Lagrange multiplier expressions for matrix polynomial optimization and tight relaxations
Lei Huang, Jiawang Nie, Jiajia Wang, Lingling Xie
TL;DR
This work addresses matrix polynomial optimization (MPO) of the form $\min f(x)$ subject to $G(x)\succeq 0$ by deriving explicit Lagrange multiplier matrices under a nondegeneracy condition and incorporating them into a strengthened matrix Moment–SOS hierarchy. The authors show that, when a Lagrange multiplier expression $\Theta(x)$ exists (via a nonsingularity condition on a matrix polynomial $P(x)$), one can replace the multiplier variable with $\Theta(x)$ and obtain a tighter relaxation. Under general assumptions, including attainment of $f_{\min}$ at a KKT point and an Archimedean property, the strengthened hierarchy is proven to have finite convergence, with every sufficiently large relaxation order giving $f_{k,\mathrm{sos}}=f_{k,\mathrm{mom}}=f_{\min}$, and flat truncation enabling minimizer extraction.
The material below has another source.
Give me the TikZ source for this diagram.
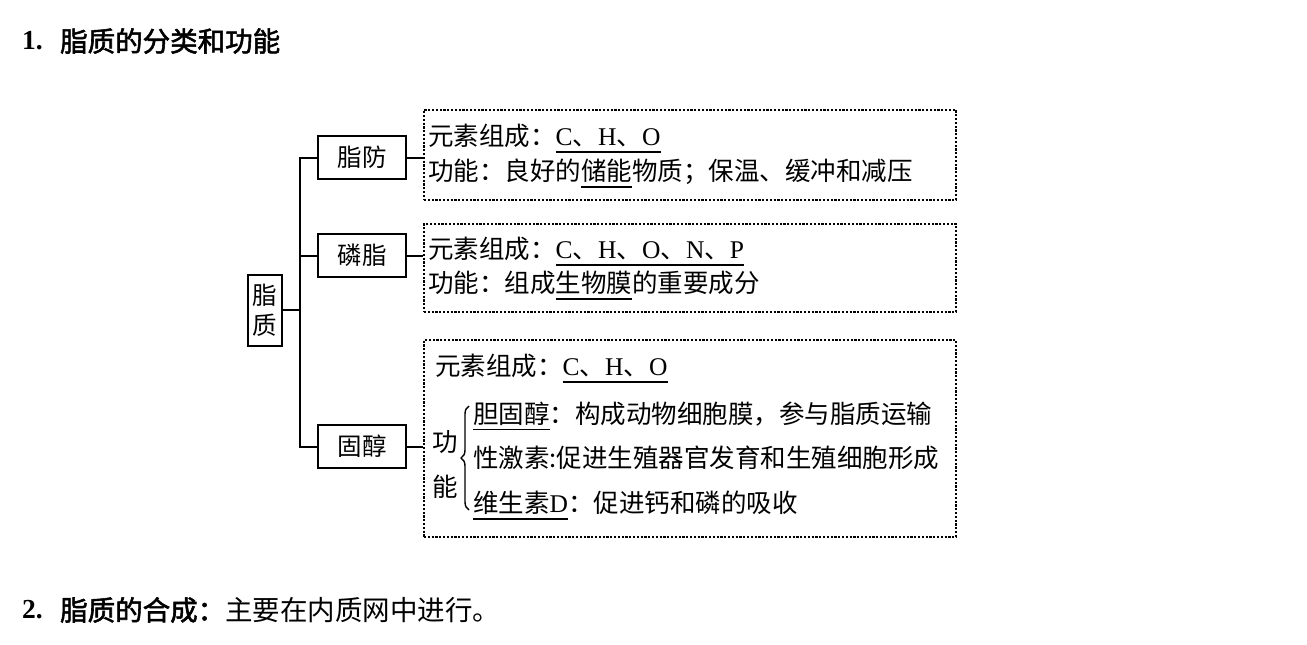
\documentclass[tikz,border=0pt]{standalone}
\usepackage{fontspec}
\setmainfont[AutoFakeBold=2]{Noto Sans CJK SC}
\newfontfamily\lat{Liberation Serif}
\usetikzlibrary{decorations.pathreplacing}
\newcommand\myul[1]{\smash{\setbox0\hbox{#1}\rlap{\rule[-7pt]{\wd0}{1.6pt}}\box0}}
\tikzset{
  sbox/.style={draw, line width=2pt, rectangle, inner sep=0pt, minimum width=88pt, minimum height=43pt, font=\fontsize{24.5}{30}\selectfont},
  dbox/.style={draw, line width=1.4pt, dash pattern=on 2.2pt off 1.6pt, rectangle, inner sep=0pt, minimum width=532pt},
  txt/.style={anchor=west, inner sep=0pt, font=\fontsize{25.5}{30}\selectfont},
  head/.style={anchor=west, inner sep=0pt, font=\fontsize{27.5}{32}\selectfont},
  conn/.style={line width=2pt}
}
\begin{document}
\begin{tikzpicture}[x=1pt,y=-1pt]
\useasboundingbox (0,0) rectangle (1307,645);
\fill[white] (0,0) rectangle (1307,645);

% headings
\node[head] (n1) at (22,41) {\lat\bfseries 1.};
\node[head] (h1) at (60,41) {\bfseries 脂质的分类和功能};
\node[head] (n2) at (22,610) {\lat\bfseries 2.};
\node[head] (h2) at (60,610) {{\bfseries 脂质的合成：}主要在内质网中进行。};

% solid boxes
\node[sbox, minimum width=34pt, minimum height=71pt, align=center] (zz) at (265,310) {脂\\质};
\node[sbox] (zf) at (362,157.5) {脂防};
\node[sbox] (lz) at (362,255.5) {磷脂};
\node[sbox] (gc) at (362,446.5) {固醇};

% dashed boxes
\node[dbox, minimum height=90pt] (db1) at (690,155) {};
\node[dbox, minimum height=88pt] (db2) at (690,268) {};
\node[dbox, minimum height=197pt] (db3) at (690,438.5) {};

% tree connectors
\coordinate (t) at (300,310);
\draw[conn] (zz.east) -- (zz.east -| t);
\draw[conn] (zf.west) -- (zf.west -| t) -- (gc.west -| t) -- (gc.west);
\draw[conn] (lz.west) -- (lz.west -| t);
\draw[conn] (zf.east) -- (zf.east -| db1.west);
\draw[conn] (lz.east) -- (lz.east -| db2.west);
\draw[conn] (gc.east) -- (gc.east -| db3.west);

% box 1 text
\node[txt] (a1) at (428,136) {元素组成：\myul{\lat C{\rmfamily 、}H{\rmfamily 、}O}};
\node[txt] (a2) at (428,172) {功能：良好的\myul{储能}物质；保温、缓冲和减压};

% box 2 text
\node[txt] (b1) at (428,249) {元素组成：\myul{\lat C{\rmfamily 、}H{\rmfamily 、}O{\rmfamily 、}N{\rmfamily 、}P}};
\node[txt] (b2) at (428,283) {功能：组成\myul{生物膜}的重要成分};

% box 3 text
\node[txt] (c1) at (435,366) {元素组成：\myul{\lat C{\rmfamily 、}H{\rmfamily 、}O}};
\node[txt, anchor=center] (g1) at (445,442) {功};
\node[txt, anchor=center] (g2) at (445,487) {能};
\draw[line width=1.4pt, decorate, decoration={brace, amplitude=8pt}] (469,510) -- (469,406);
\node[txt] (c2) at (473,414) {\myul{胆固醇}：构成动物细胞膜，参与脂质运输};
\node[txt] (c3) at (473,458) {性激素:促进生殖器官发育和生殖细胞形成};
\node[txt] (c4) at (473,503) {\myul{维生素{\lat D}}：促进钙和磷的吸收};
\end{tikzpicture}
\end{document}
Numerical experiments demonstrate significant speedups over the standard matrix Moment–SOS relaxations, validating practical effectiveness even without compactness or strict complementarity. Overall, the paper provides a principled, scalable approach to solving MPOs by exploiting matrix KKT structures through Lagrange multiplier expressions and SOS-based certificates.
Abstract
This paper studies matrix constrained polynomial optimization. We investigate how to get explicit expressions for Lagrange multiplier matrices from the first order optimality conditions. The existence of these expressions can be shown under the nondegeneracy condition. Using Lagrange multiplier matrix expressions, we propose a strengthened Moment-SOS hierarchy for solving matrix polynomial optimization. Under some general assumptions, we show that this strengthened hierarchy is tight, or equivalently, it has finite convergence. We also study how to detect tightness and how to extract optimizers. Numerical experiments are provided to show the efficiency of the strengthened hierarchy.